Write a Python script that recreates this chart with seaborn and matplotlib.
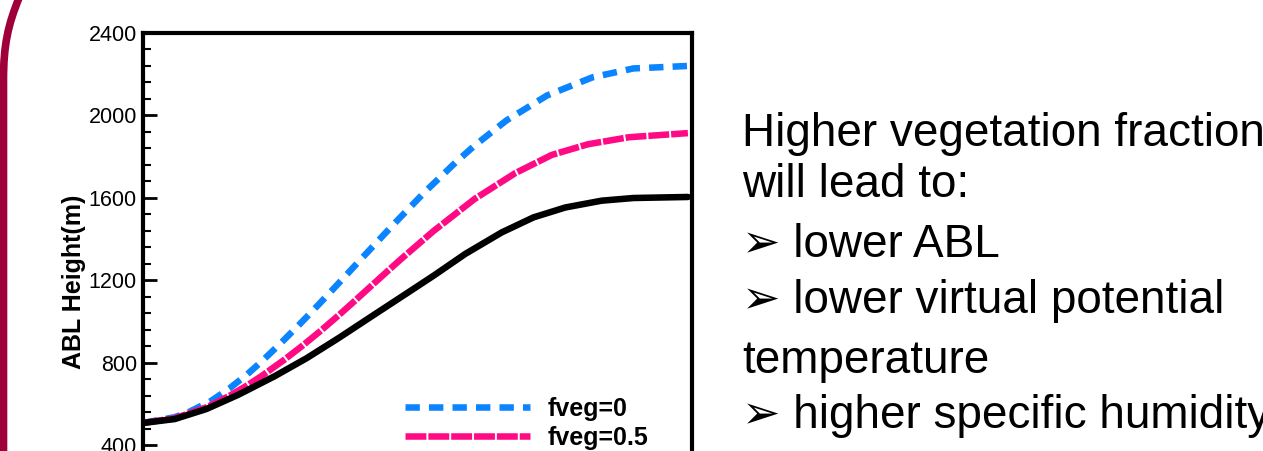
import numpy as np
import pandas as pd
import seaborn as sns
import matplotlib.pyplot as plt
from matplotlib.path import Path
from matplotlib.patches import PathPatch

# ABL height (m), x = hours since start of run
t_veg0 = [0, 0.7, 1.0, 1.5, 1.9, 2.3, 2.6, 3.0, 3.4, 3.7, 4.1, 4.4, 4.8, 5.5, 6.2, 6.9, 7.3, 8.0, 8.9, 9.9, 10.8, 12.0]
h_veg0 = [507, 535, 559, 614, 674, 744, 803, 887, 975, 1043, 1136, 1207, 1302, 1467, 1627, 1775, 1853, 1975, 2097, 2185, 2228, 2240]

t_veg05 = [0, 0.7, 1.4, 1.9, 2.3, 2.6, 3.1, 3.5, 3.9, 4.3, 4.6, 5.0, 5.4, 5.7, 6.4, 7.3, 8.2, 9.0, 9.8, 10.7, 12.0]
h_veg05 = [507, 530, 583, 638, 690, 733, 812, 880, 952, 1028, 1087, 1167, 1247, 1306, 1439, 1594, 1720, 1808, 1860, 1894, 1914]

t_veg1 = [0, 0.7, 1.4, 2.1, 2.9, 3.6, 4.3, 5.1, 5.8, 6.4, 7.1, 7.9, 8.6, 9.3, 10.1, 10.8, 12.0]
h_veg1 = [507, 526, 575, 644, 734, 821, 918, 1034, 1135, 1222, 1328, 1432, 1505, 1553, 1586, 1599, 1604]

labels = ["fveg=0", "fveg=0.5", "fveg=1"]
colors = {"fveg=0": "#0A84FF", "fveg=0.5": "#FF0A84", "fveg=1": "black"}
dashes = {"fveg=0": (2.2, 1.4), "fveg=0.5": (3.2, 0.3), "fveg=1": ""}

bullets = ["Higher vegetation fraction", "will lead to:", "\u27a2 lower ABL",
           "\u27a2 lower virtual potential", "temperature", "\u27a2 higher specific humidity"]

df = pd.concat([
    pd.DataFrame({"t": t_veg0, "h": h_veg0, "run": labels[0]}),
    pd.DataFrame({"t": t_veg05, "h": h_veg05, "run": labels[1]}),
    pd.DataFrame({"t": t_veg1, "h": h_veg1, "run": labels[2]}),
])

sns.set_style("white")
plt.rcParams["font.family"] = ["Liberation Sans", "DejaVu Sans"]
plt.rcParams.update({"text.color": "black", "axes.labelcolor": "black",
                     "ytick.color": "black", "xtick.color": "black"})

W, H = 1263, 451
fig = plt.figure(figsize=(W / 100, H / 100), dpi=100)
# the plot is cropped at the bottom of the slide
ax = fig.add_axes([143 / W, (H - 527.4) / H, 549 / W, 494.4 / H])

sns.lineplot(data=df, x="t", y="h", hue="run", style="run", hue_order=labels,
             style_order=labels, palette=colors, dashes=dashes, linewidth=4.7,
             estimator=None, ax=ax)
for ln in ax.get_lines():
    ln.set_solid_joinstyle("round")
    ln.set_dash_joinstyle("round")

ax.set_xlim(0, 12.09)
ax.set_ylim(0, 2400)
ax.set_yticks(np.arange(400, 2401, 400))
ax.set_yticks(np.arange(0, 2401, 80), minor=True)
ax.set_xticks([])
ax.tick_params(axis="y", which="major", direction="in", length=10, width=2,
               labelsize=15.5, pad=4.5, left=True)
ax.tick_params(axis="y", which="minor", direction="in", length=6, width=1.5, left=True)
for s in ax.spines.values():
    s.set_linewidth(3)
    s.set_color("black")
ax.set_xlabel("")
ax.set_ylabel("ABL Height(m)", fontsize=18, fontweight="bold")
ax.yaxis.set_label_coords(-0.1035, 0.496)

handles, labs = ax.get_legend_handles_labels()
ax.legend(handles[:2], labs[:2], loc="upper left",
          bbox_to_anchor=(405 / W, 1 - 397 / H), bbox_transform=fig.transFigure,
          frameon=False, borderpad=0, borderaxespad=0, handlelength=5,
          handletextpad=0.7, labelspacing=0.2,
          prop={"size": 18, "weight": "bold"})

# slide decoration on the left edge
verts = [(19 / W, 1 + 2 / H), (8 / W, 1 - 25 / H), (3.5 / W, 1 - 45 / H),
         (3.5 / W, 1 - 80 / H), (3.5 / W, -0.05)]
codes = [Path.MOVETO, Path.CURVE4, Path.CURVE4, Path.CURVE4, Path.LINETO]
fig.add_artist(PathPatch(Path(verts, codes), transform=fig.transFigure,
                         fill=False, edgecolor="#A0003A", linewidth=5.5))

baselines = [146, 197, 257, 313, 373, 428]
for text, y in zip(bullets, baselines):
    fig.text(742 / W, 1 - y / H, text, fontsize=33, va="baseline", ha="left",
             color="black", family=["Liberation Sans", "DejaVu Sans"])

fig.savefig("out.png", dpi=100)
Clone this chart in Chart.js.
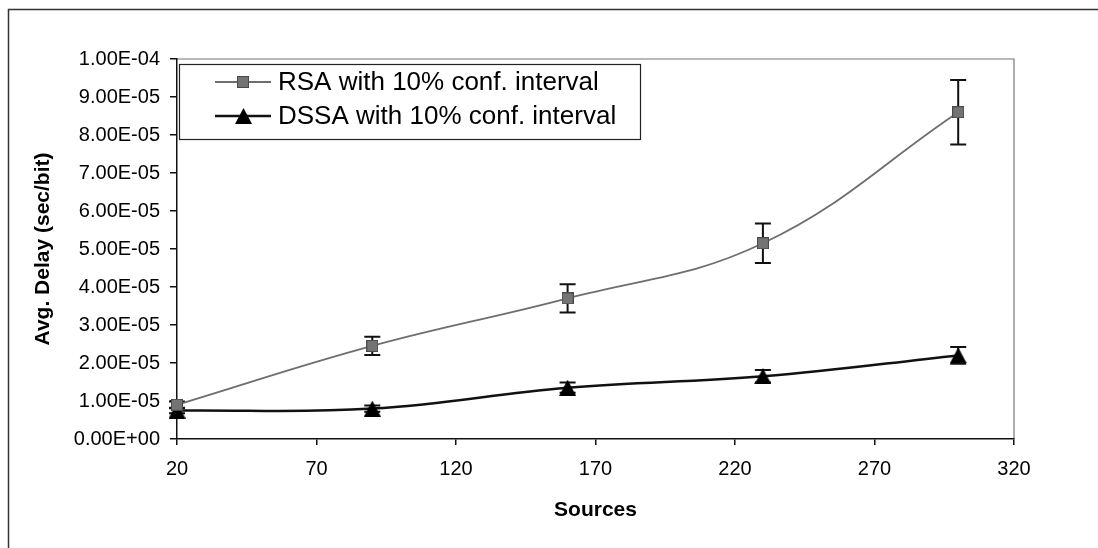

..........

Check each line above for the word "matplotlib", and copy the lines where it appears.

Write a Python script that recreates this chart with seaborn and matplotlib.
import matplotlib.pyplot as plt
from matplotlib.path import Path
from matplotlib.patches import PathPatch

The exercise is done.